I wonder if the Washington Post Editorial Board ever thought “perhaps we should put our #Resist away, stop our Trump Derangement Syndrome, and act like adults, because, if we aren’t unhinged, perhaps we could convince Mr. Trump to deal with issues.” Na.
The public has spoken on gun control. Don’t wait for the White House.
ACTION ON gun-control legislation has stalled in Congress as Republican leaders try to get some sense of what President Trump might support. We have a better idea. Rather than trying to decipher signals from a president who changes his mind by the hour, lawmakers should listen to the public they are elected to represent. Its message in the aftermath of last month’s fatal shooting at Marjory Stoneman Douglas High School has been clear: It’s time to end the decades-long stalemate on gun control and enact laws to keep guns from falling into the wrong hands.

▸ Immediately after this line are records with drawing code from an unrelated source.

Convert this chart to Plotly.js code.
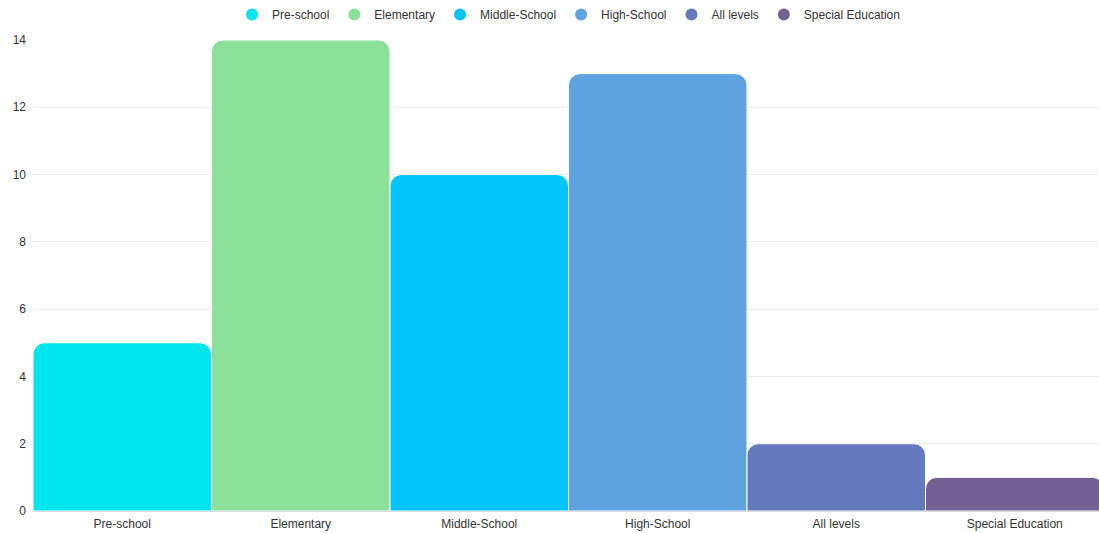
<!DOCTYPE html>
<html>
<head>
<meta charset="utf-8">
<script src="https://cdn.plot.ly/plotly-3.0.1.min.js"></script>
<style>html,body{margin:0;padding:0;background:#fff;overflow:hidden;width:1099px;height:533px}</style>
</head>
<body>
<div id="chart" style="width:1104px;height:533px"></div>
<script>
var categories = ["Pre-school", "Elementary", "Middle-School", "High-School", "All levels", "Special Education"];
var values = [5, 14, 10, 13, 2, 1];
var colors = ["#00E5EE", "#8BE09A", "#00C4FA", "#5EA3E0", "#657ABE", "#756094"];
var yTicks = [0, 2, 4, 6, 8, 10, 12, 14];

var traces = [];
categories.forEach(function (c, i) {
  traces.push({
    type: "bar", x: [c], y: [values[i]], name: c, legendgroup: c, showlegend: false,
    marker: { color: colors[i], line: { color: "#ffffff", width: 1 } },
    hoverinfo: "x+y"
  });
});
categories.forEach(function (c, i) {
  traces.push({
    type: "scatter", mode: "markers", x: [null], y: [null], name: c, legendgroup: c,
    marker: { color: colors[i], size: 12, symbol: "circle" }, hoverinfo: "skip"
  });
});

var layout = {
  width: 1104, height: 533,
  margin: { l: 33, r: 0, t: 40, b: 22 },
  paper_bgcolor: "#ffffff", plot_bgcolor: "#ffffff",
  font: { family: "Liberation Sans, Arial, sans-serif", size: 12, color: "#333333" },
  barmode: "overlay", bargap: 0, barcornerradius: 12,
  showlegend: true,
  legend: { orientation: "h", x: 0.5, xanchor: "center", y: 1, yanchor: "top", yref: "container",
            font: { size: 12, color: "#333333" }, itemwidth: 30, tracegroupgap: 0 },
  xaxis: { type: "category", categoryorder: "array", categoryarray: categories,
           showgrid: false, zeroline: false, showline: false, ticks: "", automargin: false,
           ticklabelstandoff: 4,
           tickfont: { size: 12, color: "#333333" } },
  yaxis: { range: [0, 14], tickvals: yTicks, ticktext: yTicks.map(String),
           showgrid: true, gridcolor: "#ebebeb", gridwidth: 1, zeroline: true, zerolinecolor: "#dcdcdc",
           showline: false, ticks: "", ticklabelstandoff: 6, automargin: false,
           tickfont: { size: 12, color: "#333333" } }
};

Plotly.newPlot("chart", traces, layout, { displayModeBar: false, staticPlot: true });
</script>
</body>
</html>
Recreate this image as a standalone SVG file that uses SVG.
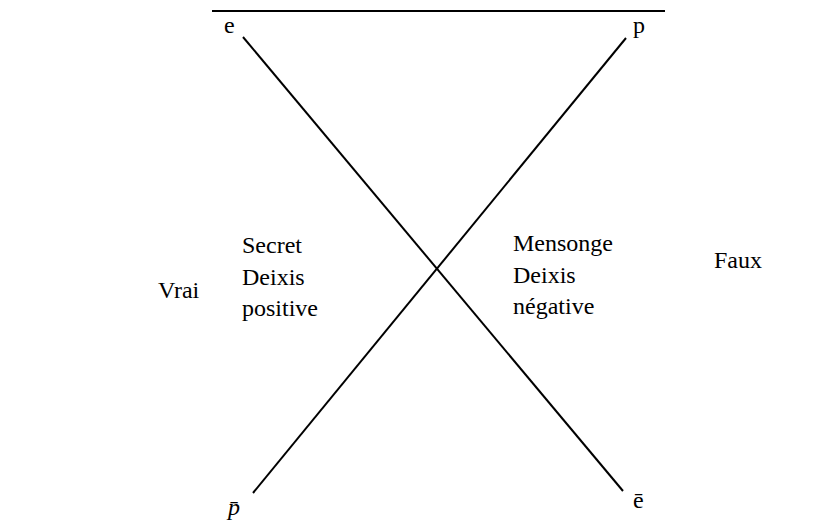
<svg xmlns="http://www.w3.org/2000/svg" width="826" height="526" viewBox="0 0 826 526">
<style>
text{font-family:"Liberation Serif","Times New Roman",Times,serif;font-size:24px;fill:#000}
.ln{stroke:#000;stroke-width:2;fill:none}
</style>
<rect width="826" height="526" fill="#fff"/>
<g id="connectors">
<line class="ln" x1="212" y1="11" x2="665" y2="11"/>
<line class="ln" x1="243" y1="37" x2="623" y2="491"/>
<line class="ln" x1="626" y1="38" x2="253" y2="493"/>
</g>
<g id="node-e"><text x="224" y="33">e</text></g>
<g id="node-p"><text x="633" y="33">p</text></g>
<g id="node-pbar"><text x="228" y="515" font-style="italic">p̄</text></g>
<g id="node-ebar"><text x="633" y="508">ē</text></g>
<g id="node-vrai"><text x="158" y="298">Vrai</text></g>
<g id="node-faux"><text x="714" y="268">Faux</text></g>
<g id="node-secret"><text x="242" y="253">Secret</text><text x="242" y="285">Deixis</text><text x="242" y="316">positive</text></g>
<g id="node-mensonge"><text x="513" y="251">Mensonge</text><text x="513" y="283">Deixis</text><text x="513" y="314">négative</text></g>
</svg>
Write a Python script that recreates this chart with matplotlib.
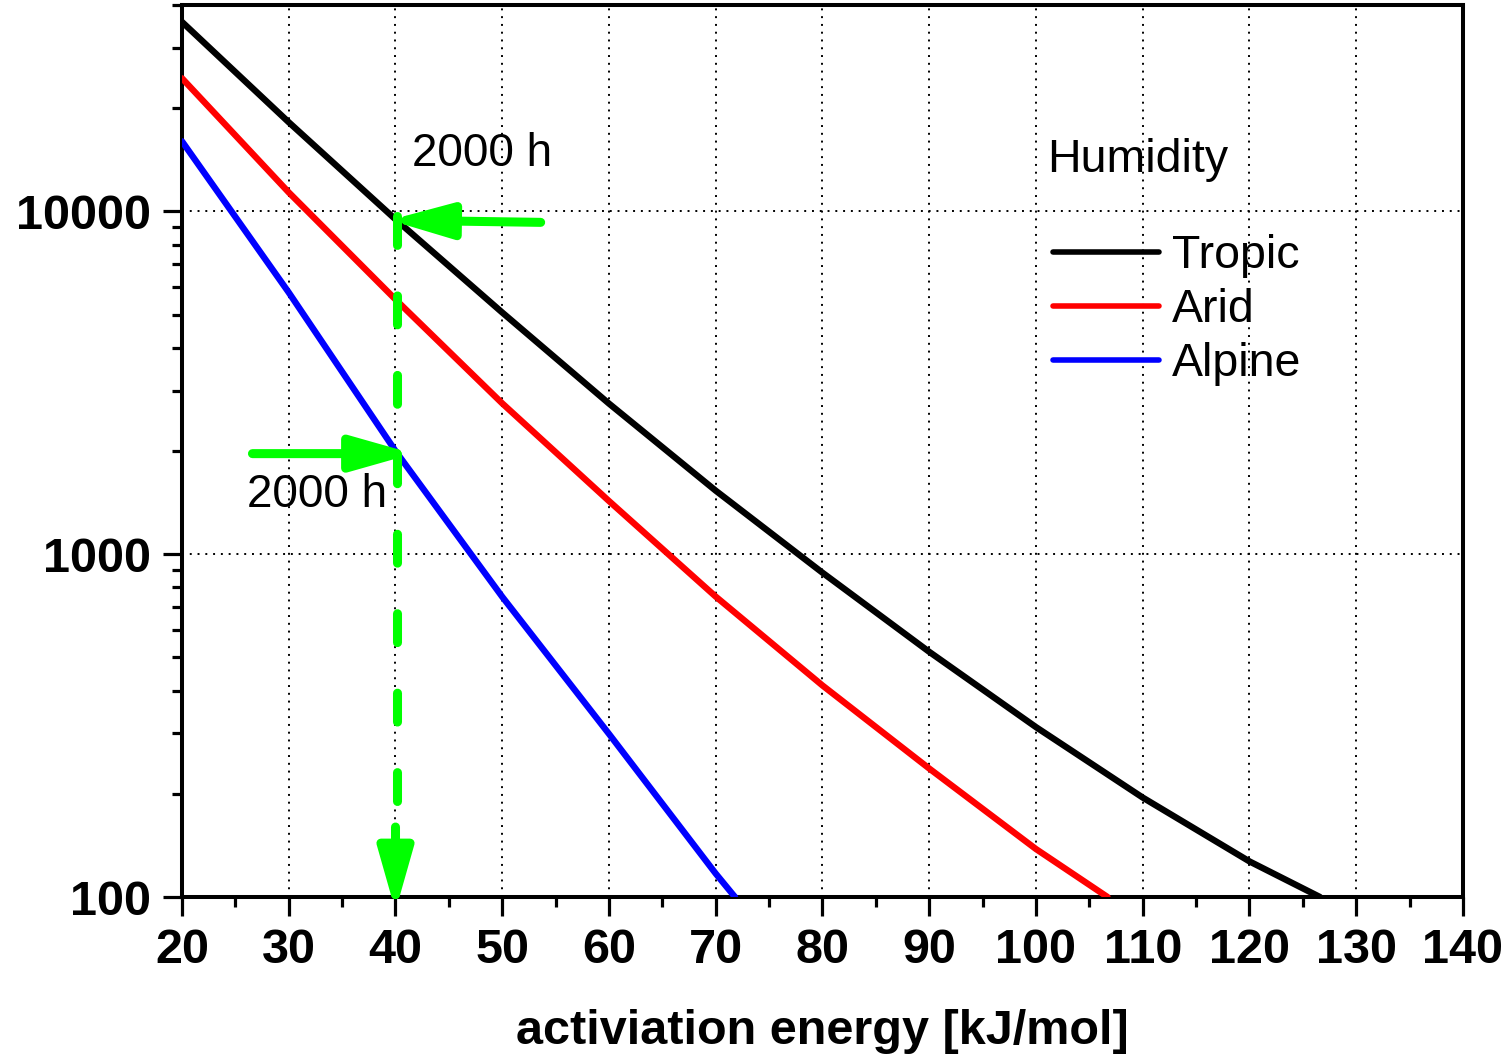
import matplotlib
matplotlib.use("Agg")
import matplotlib.pyplot as plt
from matplotlib.patches import FancyArrowPatch, ArrowStyle
from matplotlib.ticker import LogLocator, MultipleLocator, NullFormatter

plt.rcParams["font.family"] = ["Liberation Sans", "DejaVu Sans"]

# Lifetime [h] versus activation energy [kJ/mol] for three climates
tropic_energy = [20, 30, 40, 50, 60, 70, 80, 90, 100, 110, 120, 126.6]
tropic_hours = [35700, 18200, 9480, 5070, 2750, 1532, 883, 519, 313, 195, 127, 100]

arid_energy = [20, 30, 40, 50, 60, 70, 80, 90, 100, 106.7]
arid_hours = [24450, 11360, 5535, 2754, 1429, 752, 414, 237, 138, 100]

alpine_energy = [20, 30, 40, 50, 60, 70, 71.8]
alpine_hours = [16010, 5800, 2000, 751, 299, 117, 100]

series_names = ["Tropic", "Arid", "Alpine"]
series_colors = ["#000000", "#ff0000", "#0000ff"]

x_ticks = [20, 30, 40, 50, 60, 70, 80, 90, 100, 110, 120, 130, 140]
y_ticks = [100, 1000, 10000]
y_tick_labels = ["100", "1000", "10000"]

legend_title = "Humidity"
x_label = "activiation energy [kJ/mol]"
note_text = "2000 h"
green = "#00ff00"

fig = plt.figure(figsize=(15.1, 10.6), dpi=100)
ax = fig.add_axes([0.12053, 0.15377, 0.84834, 0.84151])

for xs, ys, name, col in zip(
    [tropic_energy, arid_energy, alpine_energy],
    [tropic_hours, arid_hours, alpine_hours],
    series_names, series_colors,
):
    ax.plot(xs, ys, color=col, lw=4.6, label=name, solid_capstyle="round",
            solid_joinstyle="round", zorder=3)

ax.set_yscale("log")
ax.set_xlim(20, 140)
ax.set_ylim(100, 40000)

ax.set_xticks(x_ticks, [str(t) for t in x_ticks], fontsize=35, fontweight="bold")
ax.set_yticks(y_ticks, y_tick_labels, fontsize=35, fontweight="bold")
ax.xaxis.set_minor_locator(MultipleLocator(5))
ax.yaxis.set_minor_locator(LogLocator(base=10, subs=range(2, 10)))
ax.yaxis.set_minor_formatter(NullFormatter())

ax.tick_params(which="major", direction="out", length=13.5, width=2.3, pad=9,
               top=False, right=False)
ax.tick_params(which="minor", direction="out", length=7.5, width=2.3,
               top=False, right=False)
for sp in ax.spines.values():
    sp.set_linewidth(2.9)

ax.grid(True, which="major", color="black", linestyle=(0, (1, 3)), linewidth=1.4)
ax.set_axisbelow(True)

ax.set_xlabel(x_label, fontsize=35, fontweight="bold", labelpad=26)

# Legend with a separate heading above it
ax.text(0.6753, 0.8128, legend_title, transform=ax.transAxes, fontsize=33.5,
        ha="left", va="baseline")
leg = ax.legend(loc="upper left", bbox_to_anchor=(0.6803, 0.7433), frameon=False,
                fontsize=33.5, borderpad=0, borderaxespad=0, handlelength=2.26,
                handletextpad=0.29, labelspacing=0.22)
for h in leg.get_lines():
    h.set_linewidth(4.0)
    h.set_solid_capstyle("round")

# Green guide arrows marking the 2000 h reading at 40 kJ/mol
arrow_lw = 6.5
head = ArrowStyle("-|>", head_length=37, head_width=10.5)
arrow_kw = dict(arrowstyle=head, mutation_scale=1, lw=arrow_lw, color=green,
                capstyle="round", joinstyle="round", shrinkA=0, shrinkB=0,
                zorder=5)

ax.add_patch(FancyArrowPatch((53.6, 9290), (39.44, 9430), **arrow_kw))
ax.add_patch(FancyArrowPatch((26.6, 1965), (41.69, 1965), **arrow_kw))
ax.plot([40.1, 40.1], [9700, 160], color=green, lw=arrow_lw,
        dashes=(3.2, 5.6), dash_capstyle="round", zorder=5)
ax.add_patch(FancyArrowPatch((40.0, 160), (40.0, 91.0), clip_on=False, **arrow_kw))

ax.text(41.52, 13560, note_text, fontsize=33, ha="left", va="baseline", zorder=6)
ax.text(26.06, 1376, note_text, fontsize=33, ha="left", va="baseline", zorder=6)

fig.savefig("out.png", dpi=100)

Of course, the majority of those laws inhibit law abiding citizens from exercising their 2nd Amendment Rights. Except for one mentioned
Senator Chris Murphy (D-Conn) is among the co-sponsors, along with Sen. John Cornyn (R-Tex.), of a bill that would bring improvements to the National Instant Criminal Background Check System (NICS). The bill, which also enjoys bipartisan support in the House, was introduced after last year’s mass shooting in a rural Texas church showed breakdowns in information being fed to the system. The bill essentially strengthens existing law, and passage should be a no-brainer. The same can be said about legislation banning bump stocks — devices made notorious by the Las Vegas gunman who used them to kill 58 people in the country’s deadliest mass shooting in the modern era.
I personally have no problem with either. Interestingly, it is Democrats who are blocking both, because they are scared that if they pass, Republicans will not do more gun grabbing. Seriously, the WPEB should read their own newspaper, which reported just a few days ago that Democrats, including Murphy, have been downplaying Murphy’s bill (direct link to WaPo piece). I wonder why the WPEB forgot to mention this bit of news?
It is time for Congress to act on these most modest of reforms — and to tackle more ambitious and needed changes. A recent Politico-Morning Consult poll showed that 88 percent of Americans now support universal background checks, 81 percent think a person should be at least 21 to buy a gun, 70 percent favor a ban on high-capacity magazines and 68 percent think assault-style weapons should be banned. If Congress continues to ignore the public’s clamor for reasonable gun-control legislation, voters should use the upcoming midterm elections to reiterate the message.
Yes, we should ban assault style weapons. And they are, because citizens cannot legally possess automatic weapons (unless they qualify for the ATF stamp, and your average citizen won’t get it). High capacity magazines are already banned in California. That didn’t stop the San Bernadino, California shooter (who was also an Islamist). Since many of the mass shootings over the past few years have been committed by by Islamists in the name of Islam, the WPEB should be good with banning Islamists, right?